Just starting out in mips and having a little trouble with one concept. Let's say I want to take this and put it into mips
char *number = "one";
How would I implement that? Thanks.
You define the variable in the .data section
number: .asciiz "one"
and if you want the base address of it you store it in $t0 with a load address instruction
la $t0, number
and you can load the word, byte, or halfword into $t1 with a load instruction like this
lw $t1, 0($t0)
where the 0 is the offset from the base address
I don't know too much about MIPS, because we have to do it next year at university, but, this year we got to work with lex and yacc and ofcourse we need to know MIPS. I just learned something about it few hours ago, but for example if we have 'a=-2' and 'b=-a', I know that for 'a=-2' we have something like that 'addi $1, $0, -2', and for 'b=-a' we have something like that 'move $2, $31'. I understood untill here, but I want to know something. $31 is register where 'b' will be stored? and if yes, what is so special at that register? Why can't be stored in $30 , or $29 for example? It is because $31 is last register?
Register assignment is based upon the compiler's allocation scheme, subject to the mips ABI http://www.cs.uwm.edu/classes/cs315/Bacon/Lecture/HTML/ch05s03.html
So, if you have two variables: a and b, the compiler can assign them to any register that is available for the given purpose. Register $31 aka $ra is the return address register. It's not a good choice to retain a data value because $ra is hardwired into the jal instruction.
$0 aka $zero is hardwired to the value of zero.
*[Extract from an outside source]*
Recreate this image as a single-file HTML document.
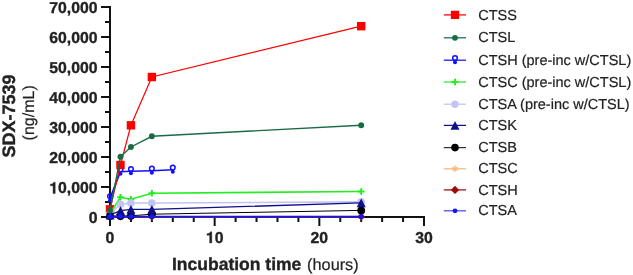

Other registers can be used for any purpose, but most compilers, and most programs, adhere to the register usage conventions of the ABI.
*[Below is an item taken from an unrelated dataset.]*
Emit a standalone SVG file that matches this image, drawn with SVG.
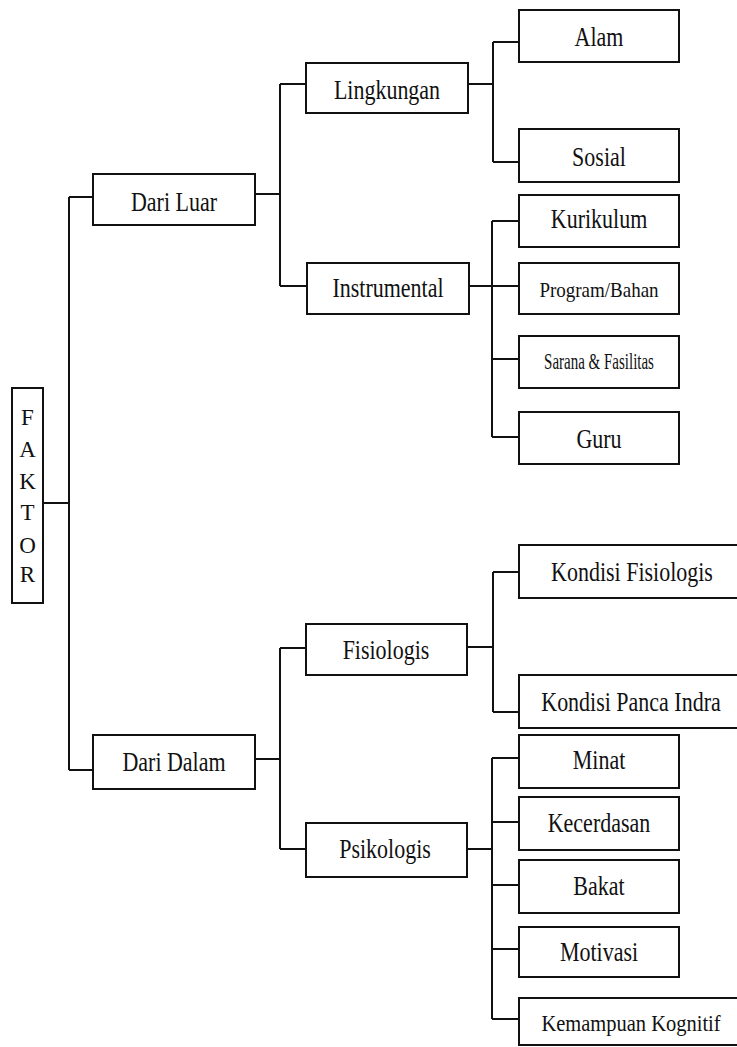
<svg xmlns="http://www.w3.org/2000/svg" width="737" height="1047" viewBox="0 0 737 1047">
<style>
.box{fill:#fff;stroke:#111;stroke-width:2}
.t{font-family:"Liberation Serif","Times New Roman",serif;font-size:22px;fill:#111;text-anchor:middle}
.s{font-size:19px}
.xs{font-size:15px}
.m{font-size:20.5px}
.v{font-family:"Liberation Serif","Times New Roman",serif;font-size:23px;fill:#111;text-anchor:middle}
.c{fill:none;stroke:#111;stroke-width:2}
</style>
<rect width="737" height="1047" fill="#fff"/>
<g id="connectors">
<path class="c" d="M43,503H69M69,197V770M69,197H93M69,770H93"/>
<path class="c" d="M255,194H280M280,84V286M280,84H306M280,286H307"/>
<path class="c" d="M468,84H493M493,42V162M493,42H519M493,162H519"/>
<path class="c" d="M469,286H519M492,221V437M492,221H519M492,359H519M492,437H519"/>
<path class="c" d="M255,759H280M280,648V849M280,648H306M280,849H306"/>
<path class="c" d="M467,647H493M493,572V712M493,572H519M493,712H519"/>
<path class="c" d="M467,849H492M492,758V1019M492,758H519M492,822H519M492,885H519M492,949H519M492,1019H519"/>
</g>
<g id="faktor">
<rect class="box" x="12" y="388" width="31" height="215"/>
<text class="v" x="27.5" y="425">F</text>
<text class="v" x="27.5" y="457">A</text>
<text class="v" x="27.5" y="489">K</text>
<text class="v" x="27.5" y="520">T</text>
<text class="v" x="27.5" y="553">O</text>
<text class="v" x="27.5" y="582">R</text>
</g>
<g id="dari-luar">
<rect class="box" x="93" y="174" width="162" height="51"/>
<text class="t" transform="translate(174,211) scale(1,1.2)">Dari Luar</text>
</g>
<g id="dari-dalam">
<rect class="box" x="93" y="735" width="162" height="54"/>
<text class="t" transform="translate(174,771) scale(1,1.2)">Dari Dalam</text>
</g>
<g id="lingkungan">
<rect class="box" x="306" y="63" width="162" height="50"/>
<text class="t" transform="translate(387,99) scale(1,1.2)">Lingkungan</text>
</g>
<g id="instrumental">
<rect class="box" x="307" y="263" width="162" height="51"/>
<text class="t" transform="translate(388,297) scale(1,1.2)">Instrumental</text>
</g>
<g id="fisiologis">
<rect class="box" x="306" y="624" width="161" height="51"/>
<text class="t" transform="translate(386,659) scale(1,1.2)">Fisiologis</text>
</g>
<g id="psikologis">
<rect class="box" x="306" y="823" width="161" height="54"/>
<text class="t" transform="translate(385,858) scale(1,1.2)">Psikologis</text>
</g>
<g id="alam">
<rect class="box" x="519" y="10" width="160" height="52"/>
<text class="t" transform="translate(599,46) scale(1,1.2)">Alam</text>
</g>
<g id="sosial">
<rect class="box" x="519" y="129" width="160" height="53"/>
<text class="t" transform="translate(599,166) scale(1,1.2)">Sosial</text>
</g>
<g id="kurikulum">
<rect class="box" x="519" y="195" width="160" height="52"/>
<text class="t" transform="translate(599,228) scale(1,1.2)">Kurikulum</text>
</g>
<g id="program-bahan">
<rect class="box" x="519" y="263" width="160" height="51"/>
<text class="t s" transform="translate(599,297) scale(1,1.05)">Program/Bahan</text>
</g>
<g id="sarana">
<rect class="box" x="519" y="336" width="160" height="52"/>
<text class="t xs" transform="translate(599,369) scale(1,1.5)">Sarana &amp; Fasilitas</text>
</g>
<g id="guru">
<rect class="box" x="519" y="412" width="160" height="52"/>
<text class="t" transform="translate(599,448) scale(1,1.2)">Guru</text>
</g>
<g id="kondisi-fisiologis">
<rect class="box" x="519" y="545" width="230" height="53"/>
<text class="t" transform="translate(632,581) scale(1,1.2)">Kondisi Fisiologis</text>
</g>
<g id="kondisi-panca-indra">
<rect class="box" x="519" y="675" width="230" height="53"/>
<text class="t" transform="translate(631,711) scale(1,1.2)">Kondisi Panca Indra</text>
</g>
<g id="minat">
<rect class="box" x="519" y="735" width="160" height="53"/>
<text class="t" transform="translate(599,769) scale(1,1.2)">Minat</text>
</g>
<g id="kecerdasan">
<rect class="box" x="519" y="797" width="160" height="53"/>
<text class="t" transform="translate(599,832) scale(1,1.2)">Kecerdasan</text>
</g>
<g id="bakat">
<rect class="box" x="519" y="860" width="160" height="53"/>
<text class="t" transform="translate(599,895) scale(1,1.2)">Bakat</text>
</g>
<g id="motivasi">
<rect class="box" x="519" y="927" width="160" height="50"/>
<text class="t" transform="translate(599,961) scale(1,1.2)">Motivasi</text>
</g>
<g id="kemampuan-kognitif">
<rect class="box" x="519" y="998" width="230" height="47"/>
<text class="t m" transform="translate(631,1031) scale(1,1.15)">Kemampuan Kognitif</text>
</g>
</svg>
Thus, $1 aka $at is the "assembler temporary". This is used because mips only has conditional branch instructions for equality/inequality (e.g. beq/bne) and does not have (e.g. blt). So, it has an slt instruction that takes an output register, which is generally the $at register
For your sequence:
a = -2;
b = -a;
Let's assume that a has been assigned $t0 and b has been assigned to $t1. The generated sequence would be:
addi $t0,$zero,-2 # a = -2
sub $t1,$zero,$t0 # b = -a
Also, for more on what can and cannot be done with $ra, see my answer here: Whether $ra register callee saved or caller saved in mips?
$31 register in MIPS is the return address register. It is saved by the calling function. It is available for use after saving.
But there is no checking against that. It can be used in a lw instruction just like any other general purpose register.